For example, the UK government’s Data Protection and Digital Information Bill is the only AI specific legislation to come forward this parliament. The Bill proposes to weaken the requirements for consultation, human review of automated decision-making, as well as restricting access to data that can help workers understand on what basis they are being managed.
At the time of publishing this report the Bill is entering the House of Lords stage of the legislative process.
Initiatives to address consultation on AI have also arisen in the trade union movement. The TUC called for a statutory duty to consult trade unions before an employer introduces AI and automated decision-making systems.
The TUC have also instigated the drafting of an AI and Employment Bill which includes the right to disconnect, digital rights to improve transparency around use of surveillance tech, and a universal right to human review of high-risk decisions made by technology.
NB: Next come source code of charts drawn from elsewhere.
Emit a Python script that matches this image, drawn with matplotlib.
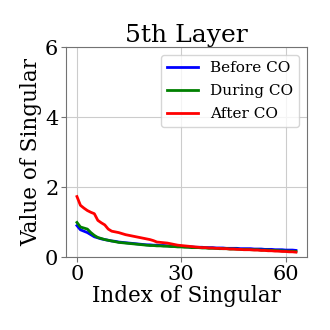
import numpy as np
import matplotlib
matplotlib.use('Agg')
from matplotlib import pyplot as plt

before_co = [0.90, 0.78, 0.74, 0.70, 0.64, 0.58, 0.55, 0.52, 0.50, 0.48,
             0.46, 0.45, 0.43, 0.42, 0.41, 0.40, 0.39, 0.38, 0.37, 0.36,
             0.35, 0.35, 0.34, 0.34, 0.33, 0.33, 0.32, 0.32, 0.31, 0.31,
             0.30, 0.30, 0.29, 0.29, 0.28, 0.28, 0.28, 0.27, 0.27, 0.27,
             0.26, 0.26, 0.26, 0.25, 0.25, 0.25, 0.25, 0.24, 0.24, 0.24,
             0.24, 0.23, 0.23, 0.23, 0.22, 0.22, 0.22, 0.21, 0.21, 0.21,
             0.20, 0.20, 0.20, 0.19]
during_co = [0.99, 0.86, 0.83, 0.80, 0.70, 0.62, 0.56, 0.53, 0.50, 0.48,
             0.46, 0.44, 0.42, 0.41, 0.40, 0.39, 0.38, 0.37, 0.36, 0.35,
             0.34, 0.33, 0.33, 0.32, 0.32, 0.31, 0.31, 0.30, 0.30, 0.29,
             0.29, 0.28, 0.28, 0.27, 0.27, 0.27, 0.26, 0.26, 0.25, 0.25,
             0.25, 0.24, 0.24, 0.24, 0.23, 0.23, 0.23, 0.22, 0.22, 0.22,
             0.21, 0.21, 0.21, 0.20, 0.20, 0.20, 0.19, 0.19, 0.18, 0.18,
             0.17, 0.17, 0.16, 0.16]
after_co = [1.73, 1.48, 1.40, 1.33, 1.28, 1.24, 1.05, 0.98, 0.92, 0.80,
            0.74, 0.72, 0.70, 0.67, 0.64, 0.62, 0.60, 0.58, 0.56, 0.54,
            0.52, 0.50, 0.47, 0.43, 0.42, 0.41, 0.40, 0.38, 0.36, 0.34,
            0.33, 0.32, 0.31, 0.30, 0.29, 0.28, 0.27, 0.27, 0.26, 0.26,
            0.25, 0.25, 0.24, 0.24, 0.23, 0.23, 0.22, 0.22, 0.21, 0.21,
            0.21, 0.20, 0.20, 0.19, 0.19, 0.18, 0.18, 0.17, 0.17, 0.16,
            0.16, 0.15, 0.15, 0.14]
idx = np.arange(len(before_co))

plt.rcParams['font.family'] = 'DejaVu Serif'

fig = plt.figure(figsize=(3.3, 3.3), dpi=100)
ax = fig.add_axes([0.2, 0.221, 0.73, 0.636])
ax.plot(idx, before_co, color='blue', lw=2, label='Before CO')
ax.plot(idx, during_co, color='green', lw=2, label='During CO')
ax.plot(idx, after_co, color='red', lw=2, label='After CO')
ax.set_ylim(0, 6)
ax.set_xticks([0, 30, 60])
ax.set_yticks([0, 2, 4, 6])
ax.tick_params(labelsize=15, color='0.45', pad=2)
for s in ax.spines.values():
    s.set_color('0.45')
ax.grid(True, color='0.8')
ax.set_title('5th Layer', fontsize=18, pad=3)
ax.set_xlabel('Index of Singular', fontsize=15.5, labelpad=1)
ax.set_ylabel('Value of Singular', fontsize=15.5, labelpad=2)
ax.legend(loc='upper right', fontsize=11, labelspacing=0.6)

plt.savefig('out.png')
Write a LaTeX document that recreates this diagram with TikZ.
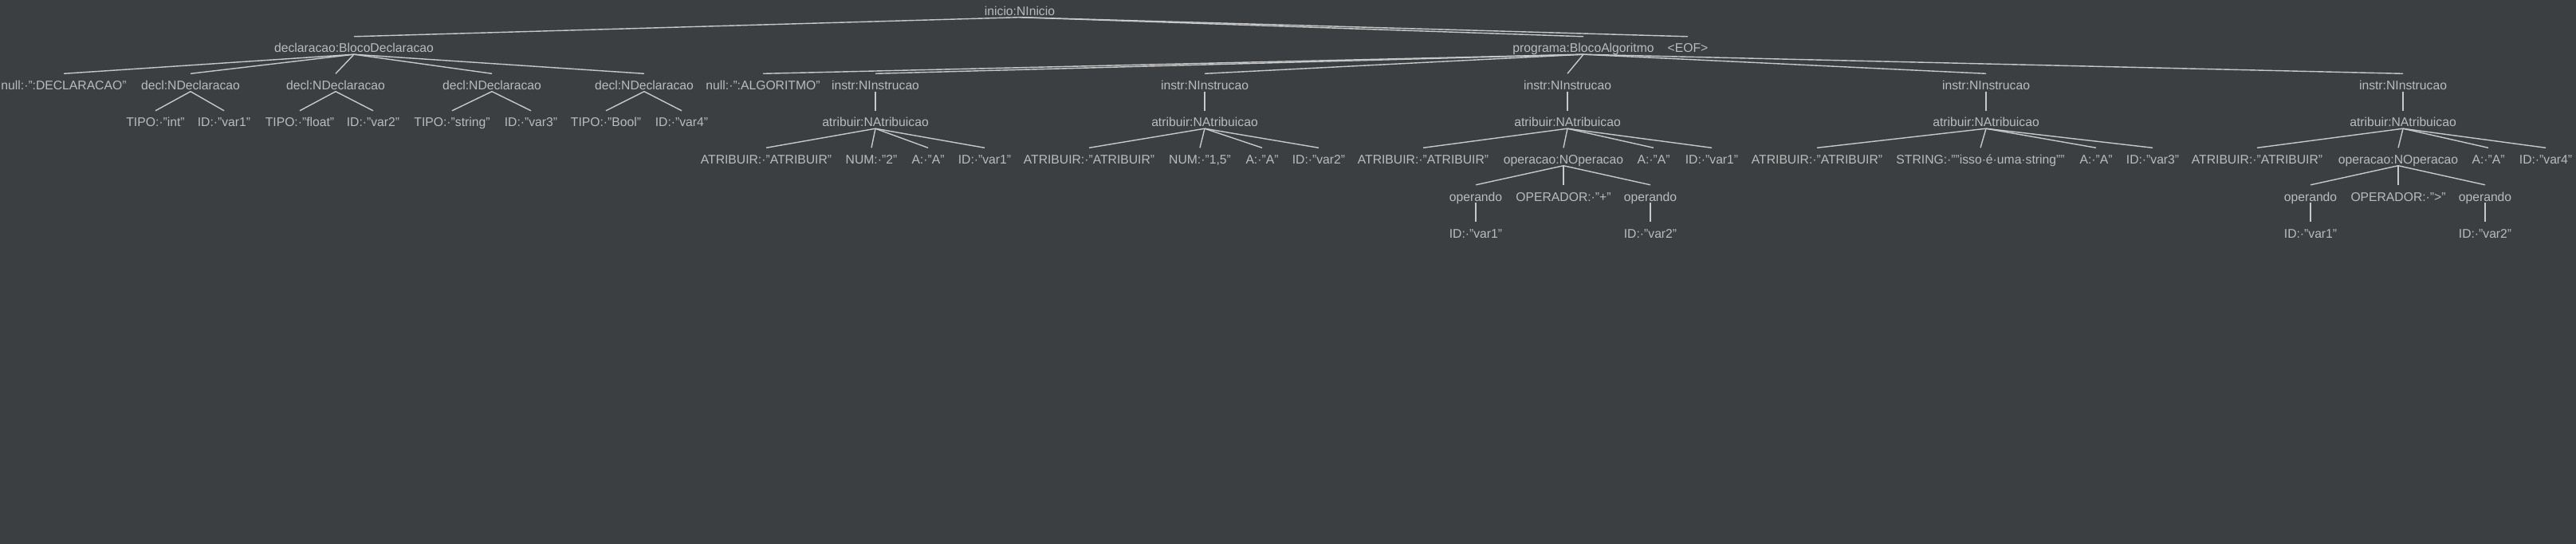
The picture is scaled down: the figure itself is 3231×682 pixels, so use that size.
\documentclass[tikz,border=0pt]{standalone}
\usepackage{fontspec}
\setmainfont{Liberation Sans}
\definecolor{bg}{HTML}{3C3F41}
\definecolor{txt}{HTML}{BBBBBB}
\definecolor{ln}{HTML}{C8C8C8}
\begin{document}
\begin{tikzpicture}[x=1pt,y=-1pt,
  tn/.style={anchor=base,inner sep=0pt,text height=20pt,text depth=2pt,text=txt,font=\fontsize{15.7}{18}\selectfont},
  edge/.style={draw=ln,line width=1.4pt}]
\fill[bg] (0,0) rectangle (3231,682);
\useasboundingbox (0,0) rectangle (3231,682);
% row 0
\node[tn] (root) at (1279,19.5) {inicio:NInicio};
% row 1
\node[tn] (decl) at (444,66) {declaracao:BlocoDeclaracao};
\node[tn] (prog) at (1986,66) {programa:BlocoAlgoritmo};
\node[tn] (eof) at (2117,66) {<EOF>};
% row 2
\node[tn] (dnull) at (80,112.5) {null:·":DECLARACAO"};
\node[tn] (d1) at (239,112.5) {decl:NDeclaracao};
\node[tn] (d2) at (421,112.5) {decl:NDeclaracao};
\node[tn] (d3) at (617,112.5) {decl:NDeclaracao};
\node[tn] (d4) at (808,112.5) {decl:NDeclaracao};
\node[tn] (anull) at (957,112.5) {null:·":ALGORITMO"};
\node[tn] (i1) at (1098,112.5) {instr:NInstrucao};
\node[tn] (i2) at (1511,112.5) {instr:NInstrucao};
\node[tn] (i3) at (1966,112.5) {instr:NInstrucao};
\node[tn] (i4) at (2491,112.5) {instr:NInstrucao};
\node[tn] (i5) at (3014,112.5) {instr:NInstrucao};
% row 3
\node[tn] (d1t) at (195,159) {TIPO:·"int"};
\node[tn] (d1i) at (281,159) {ID:·"var1"};
\node[tn] (d2t) at (376,159) {TIPO:·"float"};
\node[tn] (d2i) at (468,159) {ID:·"var2"};
\node[tn] (d3t) at (567,159) {TIPO:·"string"};
\node[tn] (d3i) at (666,159) {ID:·"var3"};
\node[tn] (d4t) at (760,159) {TIPO:·"Bool"};
\node[tn] (d4i) at (855,159) {ID:·"var4"};
\node[tn] (a1) at (1098,159) {atribuir:NAtribuicao};
\node[tn] (a2) at (1511,159) {atribuir:NAtribuicao};
\node[tn] (a3) at (1966,159) {atribuir:NAtribuicao};
\node[tn] (a4) at (2491,159) {atribuir:NAtribuicao};
\node[tn] (a5) at (3014,159) {atribuir:NAtribuicao};
% row 4
\node[tn] (a1c1) at (961,205.5) {ATRIBUIR:·"ATRIBUIR"};
\node[tn] (a1c2) at (1093,205.5) {NUM:·"2"};
\node[tn] (a1c3) at (1164,205.5) {A:·"A"};
\node[tn] (a1c4) at (1235,205.5) {ID:·"var1"};
\node[tn] (a2c1) at (1366,205.5) {ATRIBUIR:·"ATRIBUIR"};
\node[tn] (a2c2) at (1505,205.5) {NUM:·"1,5"};
\node[tn] (a2c3) at (1583,205.5) {A:·"A"};
\node[tn] (a2c4) at (1654,205.5) {ID:·"var2"};
\node[tn] (a3c1) at (1785,205.5) {ATRIBUIR:·"ATRIBUIR"};
\node[tn] (op1) at (1961,205.5) {operacao:NOperacao};
\node[tn] (a3c3) at (2074,205.5) {A:·"A"};
\node[tn] (a3c4) at (2147,205.5) {ID:·"var1"};
\node[tn] (a4c1) at (2279,205.5) {ATRIBUIR:·"ATRIBUIR"};
\node[tn] (a4c2) at (2484,205.5) {STRING:·""isso·é·uma·string""};
\node[tn] (a4c3) at (2629,205.5) {A:·"A"};
\node[tn] (a4c4) at (2700,205.5) {ID:·"var3"};
\node[tn] (a5c1) at (2831,205.5) {ATRIBUIR:·"ATRIBUIR"};
\node[tn] (op2) at (3008,205.5) {operacao:NOperacao};
\node[tn] (a5c3) at (3121,205.5) {A:·"A"};
\node[tn] (a5c4) at (3193,205.5) {ID:·"var4"};
% row 5
\node[tn] (op1a) at (1851,252) {operando};
\node[tn] (op1o) at (1961,252) {OPERADOR:·"+"};
\node[tn] (op1b) at (2070,252) {operando};
\node[tn] (op2a) at (2898,252) {operando};
\node[tn] (op2o) at (3008,252) {OPERADOR:·">"};
\node[tn] (op2b) at (3117,252) {operando};
% row 6
\node[tn] (op1ai) at (1851,298.5) {ID:·"var1"};
\node[tn] (op1bi) at (2070,298.5) {ID:·"var2"};
\node[tn] (op2ai) at (2898,298.5) {ID:·"var1"};
\node[tn] (op2bi) at (3117,298.5) {ID:·"var2"};
% edges
\foreach \p/\c in {root/decl,root/prog,root/eof,
  decl/dnull,decl/d1,decl/d2,decl/d3,decl/d4,
  d1/d1t,d1/d1i,d2/d2t,d2/d2i,d3/d3t,d3/d3i,d4/d4t,d4/d4i,
  prog/anull,prog/i1,prog/i2,prog/i3,prog/i4,prog/i5,
  i1/a1,i2/a2,i3/a3,i4/a4,i5/a5,
  a1/a1c1,a1/a1c2,a1/a1c3,a1/a1c4,
  a2/a2c1,a2/a2c2,a2/a2c3,a2/a2c4,
  a3/a3c1,a3/op1,a3/a3c3,a3/a3c4,
  a4/a4c1,a4/a4c2,a4/a4c3,a4/a4c4,
  a5/a5c1,a5/op2,a5/a5c3,a5/a5c4,
  op1/op1a,op1/op1o,op1/op1b,op1a/op1ai,op1b/op1bi,
  op2/op2a,op2/op2o,op2/op2b,op2a/op2ai,op2b/op2bi}
  \draw[edge] (\p.south) -- (\c.north);
\end{tikzpicture}
\end{document}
These areas will be very important for workers in Wales, therefore we recommend that the Welsh Government continues to seek to influence the UK government on non-devolved matters that will affect workers in Wales in relation to AI.
While concerned about the unaccountable ways in which AI is rolled out in many workplaces, reps and officials expressed the desire to build a positive approach to AI and digitalisation generally.
A full-time officer said, “unions must accept that not all AI is bad - like the use of diagnostic tools in healthcare. If it improves patient outcomes it is a good thing,” she said.
The key concern was how technology can be shaped by humans and not the other way around, and how the benefits and risks will be distributed. As another officer said:
“AI should be the cart and the unions should be the horses leading it. But right now we are being dragged along. The question is how do we put ourselves back in front of the cart?”
Faced with such frustrations, some workers are seeking to get on the front foot and to use AI in a worker centric way. At a further education college, a joint union-management pilot is under development for staff to use AI tools with a focus on its use to reduce and manage workloads.
A rep at the college said:
“AI is probably coming to the classroom, so with this pilot we will try to get hold of it. One of our opportunities is that we drive it.”
The reps at the college recognise the risk of further embedding AI - from it being co-opted by management or creating further problems for workloads and admin. But they are committed to getting on the front foot of a technological change. As one of the reps said,
“’Improve, don’t dehumanise’, that should be the aim of any innovative technology!”
Discussions about the pilot raised wider issues about the implications of AI. As noted above there was concern at inconsistent advice and statements from exam boards and others on the admissibility of students' work which had used AI, and where responsibility sat for tackling plagiarism.
Another important example of worker engagement is taking place at a national level. The WPC has established a working group on AI with equal numbers of seats for unions, employers and the Welsh Government. The group will review progress against actions of the WPC report ‘The future of work: the impact of innovative technology on the workforce’.
Furthermore, the group will consider the implications of AI for the public sector workforce and determine the principles, information, advice, and guidance needed to embed social partnership and employee rights in employers’ practices.